During the Republican National Convention's truncated three-day conference, there was Obama-bashing galore, with frequent mentions that the unemployment rate has been 8 percent or higher since the former U.S. senator from Illinois was sworn in as POTUS more than three and a half years ago. A debt clock served as a timely prop to remind us of how many trillions Obama's failed leadership has single-handedly put us in the hole because of his reckless spending and big government policies.
There was even a minority hour so that rising black GOP stars -- Mia Love, the mayor of Saratoga Springs, Utah; South Carolina Rep. Tim Scott, the Allen West wing nut wannabe; and Artur Davis, the estranged former Democrat congressman from Alabama turned Republican sweetheart -- could mouth conservative talking points and get their 15 minutes of national fame. With the exception of these token appearances and former Secretary of State Condoleezza Rice's speech, there was virtually no mention of black folks, and so few were present that comedian and author Baratunde Thurston could count them and did -- 143 out of about 50,000.
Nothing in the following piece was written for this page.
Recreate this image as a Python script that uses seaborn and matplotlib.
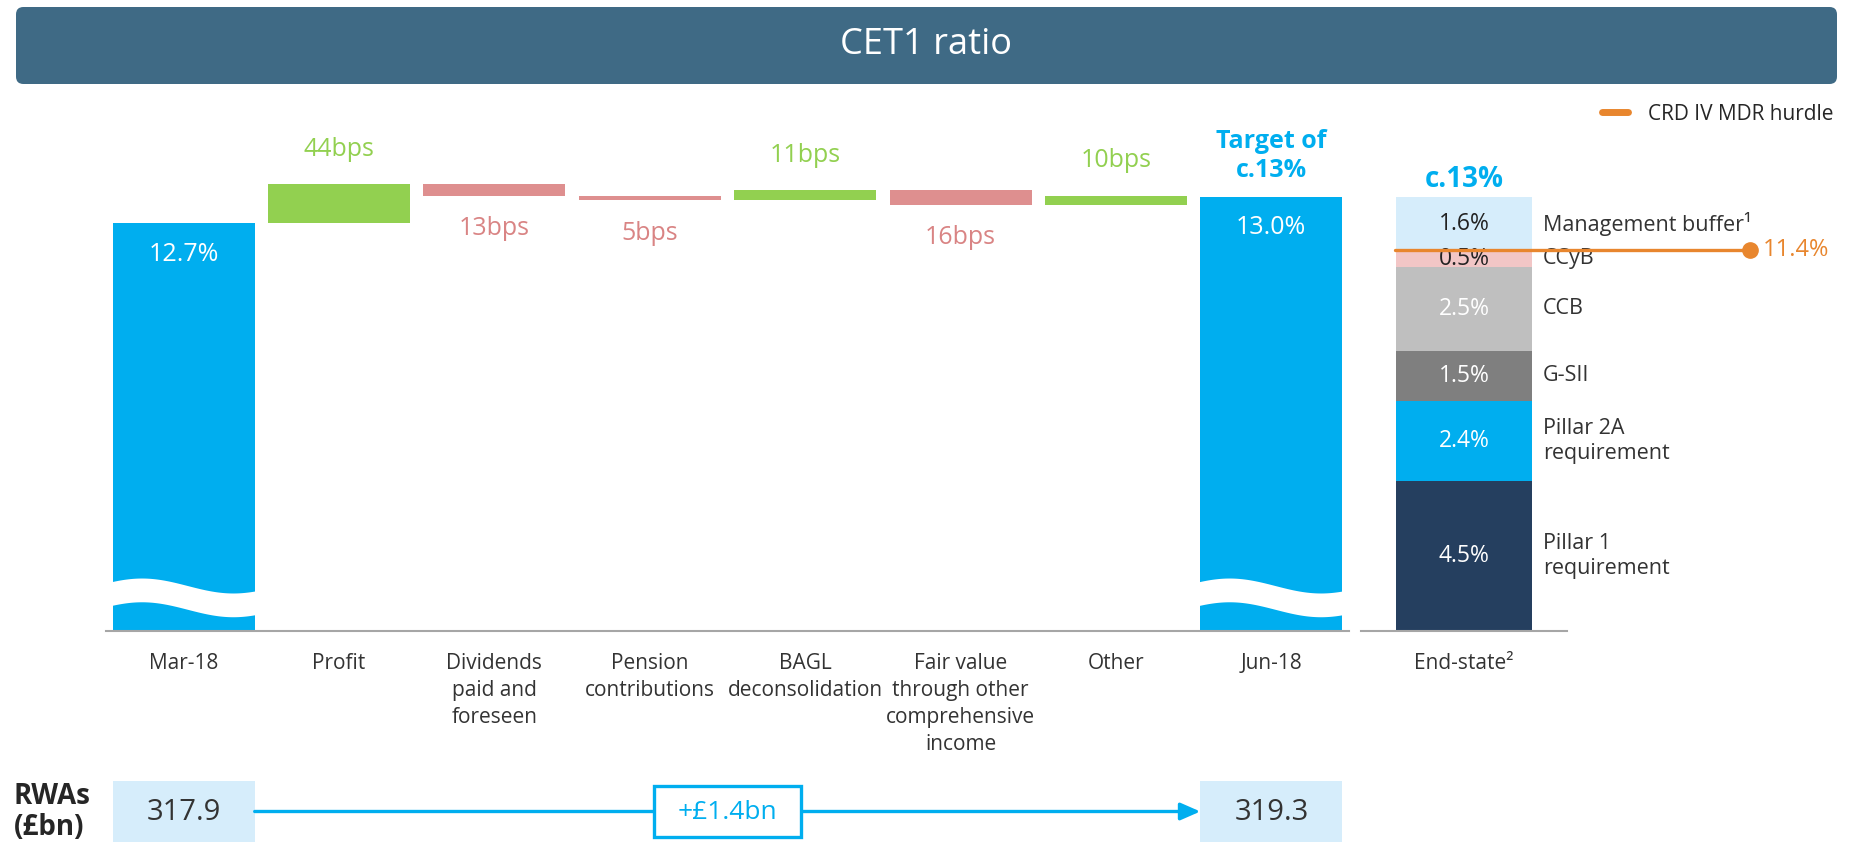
import numpy as np
import pandas as pd
import matplotlib.pyplot as plt
import seaborn as sns
from matplotlib.patches import FancyBboxPatch, Rectangle
from matplotlib.lines import Line2D

# ── data ────────────────────────────────────────────────────────────────
categories = ['Mar-18', 'Profit', 'Dividends\npaid and\nforeseen',
              'Pension\ncontributions', 'BAGL\ndeconsolidation',
              'Fair value\nthrough other\ncomprehensive\nincome',
              'Other', 'Jun-18']
opening_ratio = 12.7
closing_ratio = 13.0
movements_bps = [44, -13, -5, 11, -16, 10]

end_state_parts = ['Pillar 1\nrequirement', 'Pillar 2A\nrequirement', 'G-SII',
                   'CCB', 'CCyB', 'Management buffer\u00b9']
end_state_values = [4.5, 2.4, 1.5, 2.5, 0.5, 1.6]
mdr_hurdle = 11.4

rwa_values = [317.9, 319.3]
rwa_change = '+\u00a31.4bn'

# ── style ───────────────────────────────────────────────────────────────
sns.set_theme(style='white')
plt.rcParams['font.family'] = ['Open Sans', 'DejaVu Sans']

CYAN = '#00AEEF'
GREEN = '#92D050'
RED = '#DE8F8F'
RED_TXT = '#D98484'
BANNER = '#3F6A85'
ORANGE = '#E8862E'
LIGHT_BLUE = '#D6EDFB'
TEXT = '#333333'
AXIS_GREY = '#A6A6A6'
end_state_colors = ['#253F5F', CYAN, '#7F7F7F', '#BFBFBF', '#F2C6C6', LIGHT_BLUE]
end_state_txt = ['white', 'white', 'white', 'white', '#222222', '#222222']

W, H = 1850, 842
fig = plt.figure(figsize=(W / 100, H / 100), dpi=100)


def px_box(x0, x1, y_top, y_bottom):
    return [x0 / W, 1 - y_bottom / H, (x1 - x0) / W, (y_bottom - y_top) / H]


# title banner
banner = FancyBboxPatch((16 / W, 1 - 84 / H), (1837 - 16) / W, 77 / H,
                        boxstyle='round,pad=0,rounding_size=0.004',
                        mutation_aspect=W / H, transform=fig.transFigure,
                        facecolor=BANNER, edgecolor='none')
fig.patches.append(banner)
fig.text(926 / W, 1 - 45 / H, 'CET1 ratio', color='white', fontsize=26,
         ha='center', va='center')

# ── 1. waterfall ────────────────────────────────────────────────────────
ax = fig.add_axes(px_box(106, 1349, 100, 631))
bar_w = 0.914

totals = pd.DataFrame({'cat': [categories[0], categories[-1]],
                       'ratio': [opening_ratio, closing_ratio]})
sns.barplot(data=totals, x='cat', y='ratio', order=categories, color=CYAN,
            saturation=1, width=bar_w, errorbar=None, linewidth=0, ax=ax)

level = opening_ratio
for i, m in enumerate(movements_bps, start=1):
    d = m / 100
    bottom = level if d > 0 else level + d
    ax.bar(i, abs(d), bottom=bottom, width=bar_w,
           color=GREEN if d > 0 else RED, linewidth=0)
    ax.annotate(f'{abs(m)}bps', xy=(i, level + d),
                xytext=(0, 35 if d > 0 else -33), textcoords='offset pixels',
                ha='center', va='center', fontsize=18,
                color=GREEN if d > 0 else RED_TXT)
    level += d

for i, v in [(0, opening_ratio), (len(categories) - 1, closing_ratio)]:
    ax.annotate(f'{v:.1f}%', xy=(i, v), xytext=(0, -31),
                textcoords='offset pixels', ha='center', va='center',
                fontsize=18, color='white')
    # axis-break wave across the total bars
    t = np.linspace(0, 1, 120)
    xs = i - bar_w / 2 - 0.01 + (bar_w + 0.02) * t
    top = 8.581 + 0.085 * np.cos(2 * np.pi * (t - 0.21) / 1.26)
    ax.fill_between(xs, top - 0.27, top, color='white', linewidth=0, zorder=3)

ax.annotate('Target of\nc.13%', xy=(len(categories) - 1, closing_ratio),
            xytext=(0, 14), textcoords='offset pixels', ha='center',
            va='bottom', fontsize=18, fontweight='bold', color=CYAN,
            linespacing=1.2)

ax.set_xlim(-0.5, len(categories) - 0.5)
ax.set_ylim(8.064, 14.098)
ax.set_xlabel('')
ax.set_ylabel('')
ax.set_yticks([])
ax.set_xticks(range(len(categories)))
ax.set_xticklabels(categories, fontsize=15, color=TEXT, linespacing=1.37)
ax.tick_params(axis='x', length=0, pad=16)
sns.despine(ax=ax, left=True)
ax.spines['bottom'].set_color(AXIS_GREY)
ax.spines['bottom'].set_linewidth(1.5)

# ── 2. end-state stack ──────────────────────────────────────────────────
ax2 = fig.add_axes(px_box(1361, 1567, 100, 631))
bottoms = np.concatenate([[0], np.cumsum(end_state_values)[:-1]])
for part, v, b, c, tc in zip(end_state_parts, end_state_values, bottoms,
                             end_state_colors, end_state_txt):
    ax2.bar(0, v, bottom=b, width=0.665, color=c, linewidth=0)
    ax2.text(0, b + v / 2, f'{v:.1f}%', ha='center', va='center',
             fontsize=16.5, color=tc)
    ax2.text(0.383, b + v / 2, part, ha='left', va='center', fontsize=15.5,
             color=TEXT, linespacing=1.25, clip_on=False)

total = float(np.sum(end_state_values))
ax2.annotate('c.13%', xy=(0, total), xytext=(0, 18), textcoords='offset pixels',
             ha='center', va='center', fontsize=20, fontweight='bold', color=CYAN)

ax2.plot([-0.335, 1.388], [mdr_hurdle, mdr_hurdle], color=ORANGE, lw=2.4,
         clip_on=False, zorder=4)
ax2.plot([1.388], [mdr_hurdle], 'o', color=ORANGE, ms=11, clip_on=False, zorder=4)
ax2.text(1.45, mdr_hurdle, f'{mdr_hurdle:.1f}%', color=ORANGE, fontsize=17,
         ha='left', va='center', clip_on=False)

ax2.set_xlim(-0.5, 0.5)
ax2.set_ylim(0, 15.907)
ax2.set_yticks([])
ax2.set_xticks([0])
ax2.set_xticklabels(['End-state\u00b2'], fontsize=15, color=TEXT)
ax2.tick_params(axis='x', length=0, pad=16)
sns.despine(ax=ax2, left=True)
ax2.spines['bottom'].set_color(AXIS_GREY)
ax2.spines['bottom'].set_linewidth(1.5)

fig.legend(handles=[Line2D([], [], color=ORANGE, lw=5, solid_capstyle='round')],
           labels=['CRD IV MDR hurdle'], loc='center right',
           bbox_to_anchor=(1834 / W, 1 - 114 / H), frameon=False, fontsize=15,
           handlelength=1.25, handletextpad=1.0, borderpad=0, borderaxespad=0)

# ── 3. RWAs row ─────────────────────────────────────────────────────────
ax3 = fig.add_axes(px_box(106, 1349, 781, 842))
rwa_df = pd.DataFrame({'cat': [categories[0], categories[-1]], 'rwa': rwa_values})
# bars run far past the 0-1 window, so they clip into full-height boxes
sns.barplot(data=rwa_df, x='cat', y='rwa', order=categories, color=LIGHT_BLUE,
            saturation=1, width=bar_w, errorbar=None, linewidth=0, ax=ax3)
ax3.set_xlim(-0.5, len(categories) - 0.5)
ax3.set_ylim(0, 1)
ax3.axis('off')

rwa_pos = [0, len(categories) - 1]
for i, v in zip(rwa_pos, rwa_values):
    ax3.text(i, 0.49, f'{v:.1f}', ha='center', va='center', fontsize=21, color=TEXT)

ax3.annotate('', xy=(rwa_pos[1] - bar_w / 2, 0.5), xytext=(rwa_pos[0] + bar_w / 2, 0.5),
             arrowprops=dict(arrowstyle='-|>,head_length=0.8,head_width=0.35',
                             mutation_scale=15, color=CYAN, lw=2.4,
                             shrinkA=0, shrinkB=0))
mid = (rwa_pos[0] + rwa_pos[1]) / 2
ax3.add_patch(Rectangle((mid - 0.47, 0.08), 0.94, 0.84, facecolor='white',
                        edgecolor=CYAN, lw=2.4, zorder=5))
ax3.text(mid, 0.48, rwa_change, ha='center', va='center', fontsize=19,
         color=CYAN, zorder=6)

fig.text(14 / W, 1 - 812 / H, 'RWAs\n(\u00a3bn)', fontsize=20, fontweight='bold',
         color='#262626', ha='left', va='center', linespacing=1.05)

fig.savefig('out.png', dpi=100)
The Democrats, of course, looked better. Twenty-seven percent of the delegates in Charlotte were black. But save for civil rights legend Rep. John Lewis, who talked about voter suppression and then delivered a tear-inducing tale of being beaten bloody back in 1961 after entering a whites-only waiting room in Rock Hill, S.C., there wasn't much more discussion of black issues among the Democrats than there had been among the Republicans. Three members of the Congressional Black Caucus made cameo appearances, addressing voter suppression and speaking the same red, white and blue platitudes the president would speak later in his acceptance speech. First lady Michelle Obama reminded us why her husband had us at hello four years ago, while the "first black president," Bill Clinton, ripped the hide off the herd of lies the Republicans have been running through campaign ads and in media interviews.
The Democratic convention, as a whole, was designed to simultaneously appeal to that sliver of undecided voters who will choose the winner and fire up the party rank and file to assure that they're ready to go.
In his acceptance speech, the president made a reasoned pitch for the four more years he needs to finish the job he's started. President Obama talked about the taxes he's cut, the manufacturing jobs he'd like American workers to have and the green jobs his administration has helped fuel. He also talked about recruiting 100,000 math and science teachers, ending the Iraq War as promised and not turning Medicare into a voucher system -- but not a word about black unemployment.